What we will be doing here is very close to what is done with classical variational data assimilation, where we try to estimate the state of the parameters of a model through the minimization of a cost function \(J\). This is also very close to what is done when parameterizations are encoded as neural networks.

We introduce a cost function \(J(p)\) which depends on the parameters of the closure.

\[J(p) = ||X_p - X_{true}||_{d}\]

where \(p=[p1,p2]\), \(X_p\) is GCM solution computed with with parameters \(p\) and \(||\cdot ||_{d}\) is one of the distances above.

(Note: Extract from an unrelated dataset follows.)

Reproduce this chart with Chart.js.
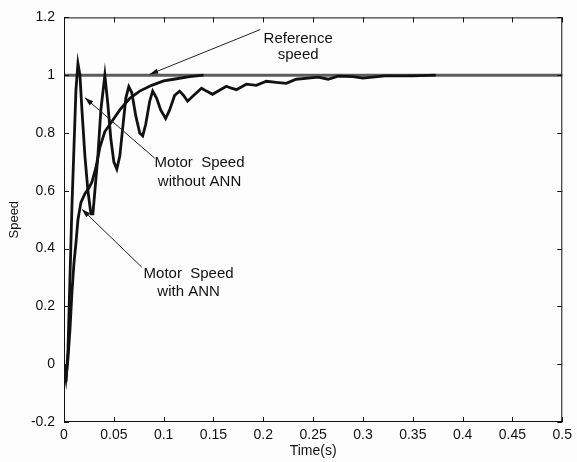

def norm_initial_tendency(X1, X2):
    T1 = X1[1, :] - X1[0, :]
    T2 = X2[1, :] - X2[0, :]
    return np.sqrt((T1 - T2) ** 2).mean(axis=0)
def cost_function(param):
    F, dt, T = 18, 0.01, 0.01
    X_gcm, t = gcm(W.X, dt, int(T / dt), param=param)
    return norm_initial_tendency(X_true, X_gcm)

Minimization#

Since the problem dimension is only two ( \(p=[p1,p2]\) ), we can use efficient derivative-free optimization methods.

prior = np.array([0.85439536, 0.75218026])  #  prior
res = opt.minimize(cost_function, prior, method="Powell")
opt_param = res["x"]
print(f"Optimized parameters = {opt_param}")
Optimized parameters = [1.78084896 3.64518369]

Let’s test the closure.#

F, dt, T = 18, 0.01, 100.0
gcm = GCM(F, naive_parameterization)
X_optimized, t = gcm(W.X, dt, int(T / dt), param=opt_param)
X_prior, t = gcm(W.X, dt, int(T / dt), param=prior)

# - ... the true state
X_true, _, _ = W.run(dt, T)

Results#

plt.figure(dpi=150)
plt.plot(t[:500], X_true[:500, 4], label="Truth")
plt.plot(t[:500], X_prior[:500, 4], label="Initial GCM")
plt.plot(t[:500], X_optimized[:500, 4], label="Optimized GCM")
plt.xlabel("$t$")
plt.ylabel("$X_4(t)$")
plt.legend(fontsize=7);
../_images/14e8227bbb6b7ee6861b5f340279ac345c63a9966e3abeff1fda06a37d38b1c6.png

The results are better but not great. This problem is related to the question of a priori versus a posteriori skill in Large Eddy Simulation (LES) closures.

Estimating parameters which optimize longer trajectories#

F, dt, T = 18, 0.01, 5.0
gcm = GCM(F, naive_parameterization)
X_true, _, _ = W.run(dt, T)
X_gcm, t = gcm(W.X, dt, int(T / dt), param=[0, 0])
/usr/share/miniconda/envs/L96M2lines/lib/python3.9/site-packages/numpy/lib/polynomial.py:779: RuntimeWarning: invalid value encountered in multiply
  y = y * x + pv
# - pointwise distance :
def pointwise(X1, X2, L=1.0):
    # computed over some window t<L.
    D = (X1 - X2)[np.where(t < L)]
    return np.sqrt(D**2).mean(axis=0)
def cost_function(param):
    F, dt, T = 18, 0.01, 5
    X_gcm, t = gcm(W.X, dt, int(T / dt), param=param)
    return pointwise(X_true, X_gcm, L=5.0).sum()
prior = np.array([0.85439536, 0.75218026])  #  prior
res = opt.minimize(cost_function, prior, method="Powell")
opt_param = res["x"]
/tmp/ipykernel_2954/3672341191.py:5: RuntimeWarning: overflow encountered in square
  return np.sqrt(D**2).mean(axis=0)
print(f"Optimized parameters = {opt_param}")
Optimized parameters = [0.88644175 0.74928667]

Let’s test the closure.#

F, dt, T = 18, 0.01, 100.0
gcm = GCM(F, naive_parameterization)
X_optimized, t = gcm(W.X, dt, int(T / dt), param=opt_param)
X_prior, t = gcm(W.X, dt, int(T / dt), param=prior)
X_true, _, _ = W.run(dt, T)

Results#

plt.figure(dpi=150)
plt.plot(t[:500], X_true[:500, 4], label="Truth")
plt.plot(t[:500], X_prior[:500, 4], label="Initial GCM")
plt.plot(t[:500], X_optimized[:500, 4], label="Optimized GCM")
plt.xlabel("$t$")
plt.ylabel("$X_4(t)$")
plt.legend(fontsize=7);
../_images/713f67431308f30416e05a2d7bd6cfa2f338b9e6170d76c0a233db209ee9293c.png

The closure produces better results but it is not clear how this would generalize to unseen initial conditions.

Discussion and possible next steps:#

  • Estimating parameters over one time-step but with an ensemble of initial conditions.

  • Use neural networks to encode closures.

  • Explore the feasability of differentiable GCMs.